By TERESA GUBBINS for Dallas Star-Telegram on October 18, 2005

Angst as suffered by the young white male resurfaced snarling and roaring Monday night with the return of Nine Inch Nails, the industrial-rock band led by Trent Reznor, the angst-iest white male of all.

It's been six years since Reznor put out a record, but it might as well have been two weeks ago. That's how smoothly he picked up the thread of his old, if powerful, schtick.

He's a masterful performer who knows how to play to an arena while retaining a sense of the individual. Few rock musicians are as cunning at contrasting loud and soft; at juxtaposing huge, symphonic passages against moments of quiet simplicity where just his voice is backed by a brooding line of percussion.

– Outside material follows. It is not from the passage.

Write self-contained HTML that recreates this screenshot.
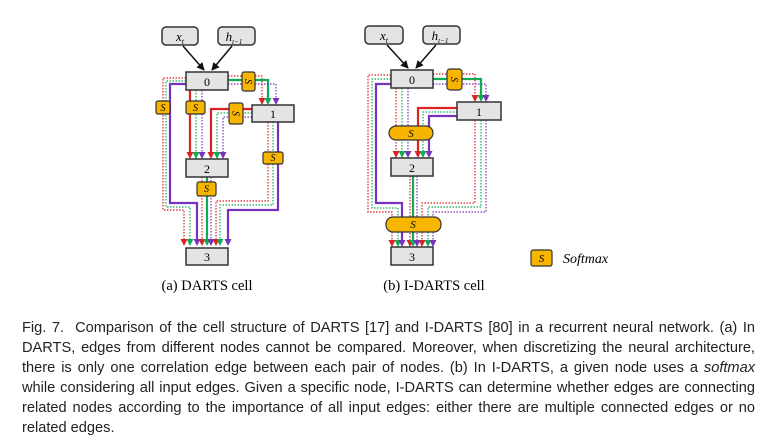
<!DOCTYPE html>
<html><head><meta charset="utf-8"><style>
body{margin:0;background:#fff;width:768px;height:448px;overflow:hidden;position:relative;font-family:"Liberation Sans",sans-serif}
.cap{position:absolute;left:22px;width:733px;font-size:14.6px;line-height:20px;color:#222}
.cap div{text-align:justify;text-align-last:justify;height:20px;white-space:nowrap}
.cap div.l{text-align-last:left}
</style></head><body>
<svg width="768" height="300" style="position:absolute;left:0;top:0" font-family="Liberation Serif, serif">
<defs>
<marker id="ar" markerWidth="7" markerHeight="7" refX="5" refY="3.5" orient="auto" markerUnits="userSpaceOnUse"><path d="M0,0 L7,3.5 L0,7z" fill="#d22"/></marker>
<marker id="ag" markerWidth="7" markerHeight="7" refX="5" refY="3.5" orient="auto" markerUnits="userSpaceOnUse"><path d="M0,0 L7,3.5 L0,7z" fill="#1a5"/></marker>
<marker id="ap" markerWidth="7" markerHeight="7" refX="5" refY="3.5" orient="auto" markerUnits="userSpaceOnUse"><path d="M0,0 L7,3.5 L0,7z" fill="#73b"/></marker>
<marker id="ab" markerWidth="8" markerHeight="8" refX="7" refY="4" orient="auto" markerUnits="userSpaceOnUse"><path d="M0,0 L8,4 L0,8z" fill="#111"/></marker>
</defs>
<style>
.d{fill:none;stroke-width:1.2;stroke-dasharray:1.5 1.5}
.s{fill:none;stroke-width:2.2}
.r{stroke:#d22}.g{stroke:#1a5}.p{stroke:#73b}
.n{fill:#e4e4e4;stroke:#333;stroke-width:1.5}
.sx{fill:#f7b500;stroke:#333;stroke-width:1.2}
</style>
<!-- ===== DARTS ===== -->
<g>
<rect class="n" x="162" y="27" width="36" height="18" rx="4"/><text x="180" y="41" font-size="13" font-style="italic" text-anchor="middle">x<tspan font-size="8" dy="3">t</tspan></text>
<rect class="n" x="218" y="27" width="37" height="18" rx="4"/><text x="234" y="41" font-size="13" font-style="italic" text-anchor="middle">h<tspan font-size="7" dy="3">t−1</tspan></text>
<line x1="183" y1="46" x2="204" y2="70" stroke="#111" stroke-width="1.5" marker-end="url(#ab)"/>
<line x1="232" y1="46" x2="212" y2="70" stroke="#111" stroke-width="1.5" marker-end="url(#ab)"/>
<path class="d r" d="M186,78 H163 V210 H184 V244" marker-end="url(#ar)"/>
<path class="d g" d="M186,81 H166 V207 H190 V244" marker-end="url(#ag)"/>
<path class="s p" d="M186,84 H170 V203 H197 V244" marker-end="url(#ap)"/>
<path class="s r" d="M190,90 V157" marker-end="url(#ar)"/>
<path class="d g" d="M196,90 V157" marker-end="url(#ag)"/>
<path class="d p" d="M202,90 V157" marker-end="url(#ap)"/>
<path class="d r" d="M228,76 H262 V103" marker-end="url(#ar)"/>
<path class="s g" d="M228,80 H268 V103" marker-end="url(#ag)"/>
<path class="d p" d="M228,84 H276 V103" marker-end="url(#ap)"/>
<path class="s r" d="M252,109 H211 V157" marker-end="url(#ar)"/>
<path class="d g" d="M252,113 H217 V157" marker-end="url(#ag)"/>
<path class="d p" d="M252,117 H223 V157" marker-end="url(#ap)"/>
<path class="d r" d="M268,122 V201 H216 V244" marker-end="url(#ar)"/>
<path class="d g" d="M273,122 V205 H220 V244" marker-end="url(#ag)"/>
<path class="s p" d="M278,122 V210 H228 V244" marker-end="url(#ap)"/>
<path class="d r" d="M202,177 V244" marker-end="url(#ar)"/>
<path class="s g" d="M207,177 V244" marker-end="url(#ag)"/>
<path class="d p" d="M211,177 V244" marker-end="url(#ap)"/>
<rect class="n" x="186" y="72" width="42" height="18"/><text x="207" y="86" font-size="12" text-anchor="middle">0</text>
<rect class="n" x="252" y="105" width="42" height="17"/><text x="273" y="118" font-size="12" text-anchor="middle">1</text>
<rect class="n" x="186" y="159" width="42" height="18"/><text x="207" y="173" font-size="12" text-anchor="middle">2</text>
<rect class="n" x="186" y="248" width="42" height="17"/><text x="207" y="261" font-size="12" text-anchor="middle">3</text>
<rect class="sx" x="242" y="72" width="13" height="19" rx="2"/><text x="248.5" y="85" font-size="10" font-style="italic" text-anchor="middle" transform="rotate(90 248.5 81.5)">S</text>
<rect class="sx" x="156" y="101" width="14" height="13" rx="2"/><text x="163" y="111" font-size="10" font-style="italic" text-anchor="middle">S</text>
<rect class="sx" x="186" y="101" width="19" height="13" rx="2"/><text x="195.5" y="111" font-size="10" font-style="italic" text-anchor="middle">S</text>
<rect class="sx" x="229" y="103" width="14" height="21" rx="2"/><text x="236" y="117" font-size="10" font-style="italic" text-anchor="middle" transform="rotate(90 236 113.5)">S</text>
<rect class="sx" x="263" y="152" width="20" height="12" rx="2"/><text x="273" y="161" font-size="10" font-style="italic" text-anchor="middle">S</text>
<rect class="sx" x="197" y="182" width="19" height="14" rx="2"/><text x="206.5" y="192" font-size="10" font-style="italic" text-anchor="middle">S</text>
</g>
<!-- ===== I-DARTS ===== -->
<g>
<rect class="n" x="365" y="26" width="38" height="18" rx="4"/><text x="384" y="40" font-size="13" font-style="italic" text-anchor="middle">x<tspan font-size="8" dy="3">t</tspan></text>
<rect class="n" x="423" y="26" width="37" height="18" rx="4"/><text x="440" y="40" font-size="13" font-style="italic" text-anchor="middle">h<tspan font-size="7" dy="3">t−1</tspan></text>
<line x1="387" y1="45" x2="408" y2="68" stroke="#111" stroke-width="1.5" marker-end="url(#ab)"/>
<line x1="436" y1="45" x2="416" y2="68" stroke="#111" stroke-width="1.5" marker-end="url(#ab)"/>
<path class="d r" d="M391,75 H368 V212 H392 V245" marker-end="url(#ar)"/>
<path class="d g" d="M391,79 H372 V208 H398 V245" marker-end="url(#ag)"/>
<path class="s p" d="M391,84 H376 V203 H402 V245" marker-end="url(#ap)"/>
<path class="d r" d="M396,88 V156" marker-end="url(#ar)"/>
<path class="d g" d="M402,88 V156" marker-end="url(#ag)"/>
<path class="d p" d="M408,88 V156" marker-end="url(#ap)"/>
<path class="d r" d="M433,74 H475 V100" marker-end="url(#ar)"/>
<path class="s g" d="M433,79 H481 V100" marker-end="url(#ag)"/>
<path class="d p" d="M433,84 H486 V100" marker-end="url(#ap)"/>
<path class="s r" d="M457,108 H418 V156" marker-end="url(#ar)"/>
<path class="d g" d="M457,112 H423 V156" marker-end="url(#ag)"/>
<path class="s p" d="M457,116 H429 V156" marker-end="url(#ap)"/>
<path class="d r" d="M475,120 V203 H422 V245" marker-end="url(#ar)"/>
<path class="d g" d="M481,120 V207 H428 V245" marker-end="url(#ag)"/>
<path class="d p" d="M486,120 V212 H433 V245" marker-end="url(#ap)"/>
<path class="d r" d="M410,176 V245" marker-end="url(#ar)"/>
<path class="s g" d="M413,176 V245" marker-end="url(#ag)"/>
<path class="d p" d="M417,176 V245" marker-end="url(#ap)"/>
<rect class="n" x="391" y="70" width="42" height="18"/><text x="412" y="84" font-size="12" text-anchor="middle">0</text>
<rect class="n" x="457" y="102" width="44" height="18"/><text x="479" y="116" font-size="12" text-anchor="middle">1</text>
<rect class="n" x="391" y="158" width="42" height="18"/><text x="412" y="172" font-size="12" text-anchor="middle">2</text>
<rect class="n" x="391" y="247" width="42" height="18"/><text x="412" y="261" font-size="12" text-anchor="middle">3</text>
<rect class="sx" x="447" y="69" width="15" height="21" rx="3"/><text x="454.5" y="83" font-size="10" font-style="italic" text-anchor="middle" transform="rotate(90 454.5 79.5)">S</text>
<rect class="sx" x="389" y="126" width="44" height="14" rx="7"/><text x="411" y="137" font-size="11" font-style="italic" text-anchor="middle">S</text>
<rect class="sx" x="386" y="217" width="55" height="15" rx="7"/><text x="413" y="228" font-size="11" font-style="italic" text-anchor="middle">S</text>
</g>
<rect class="sx" x="531" y="250" width="21" height="16" rx="2"/><text x="541.5" y="262" font-size="11" font-style="italic" text-anchor="middle">S</text>
<text x="563" y="263" font-size="14" font-style="italic">Softmax</text>
<text x="207" y="290" font-size="14.5" text-anchor="middle">(a) DARTS cell</text>
<text x="434" y="290" font-size="14.5" text-anchor="middle">(b) I-DARTS cell</text>
</svg>
<div class="cap" style="top:318px">
<div>Fig. 7.&nbsp; Comparison of the cell structure of DARTS [17] and I-DARTS [80] in a recurrent neural network. (a) In</div>
<div>DARTS, edges from different nodes cannot be compared. Moreover, when discretizing the neural architecture,</div>
<div>there is only one correlation edge between each pair of nodes. (b) In I-DARTS, a given node uses a <i>softmax</i></div>
<div>while considering all input edges. Given a specific node, I-DARTS can determine whether edges are connecting</div>
<div>related nodes according to the importance of all input edges: either there are multiple connected edges or no</div>
<div class="l">related edges.</div>
</div>
</body></html>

Reznor played selections from Nine Inch Nails' new disc, With Teeth, along with staples including Head Like a Hole, Sin and an especially aggressive rendition of Wish.

He and his band, including new drummer Alex Carapetis, opened their set at American Airlines Center behind a gauzy white curtain and stayed there for the first song, Love Is Not Enough, looking like ghostly silhouettes with smoke issuing behind them. When the curtain finally rose, it seemed all the more dramatic to the crowd of about 11,000.

The two opening acts, Queens of the Stone Age and Death From Above 1979, seemed to embody two sides of the NIN coin.

Death, a scraggly two-piece from Canada, was chaotic, unruly noise.

Queens of the Stone Age, promoting a new record called Lullabies to Paralyze, possessed the same kind of measured self-awareness for which Reznor is known.

Like NIN, Queens of the Stone Age is led by a man with a strong, singular vision, in this case singer-guitarist Josh Homme. Like Reznor, Homme can seem to be on the verge of combustion, although he executes it with casualness, as he did when he threw down a dysfunctional guitar and then tossed its two pieces into the crowd. But where Reznor works out his issues with therapy-like analysis, Homme dispatched them with a powerful groove and awesome precise sprays of guitar.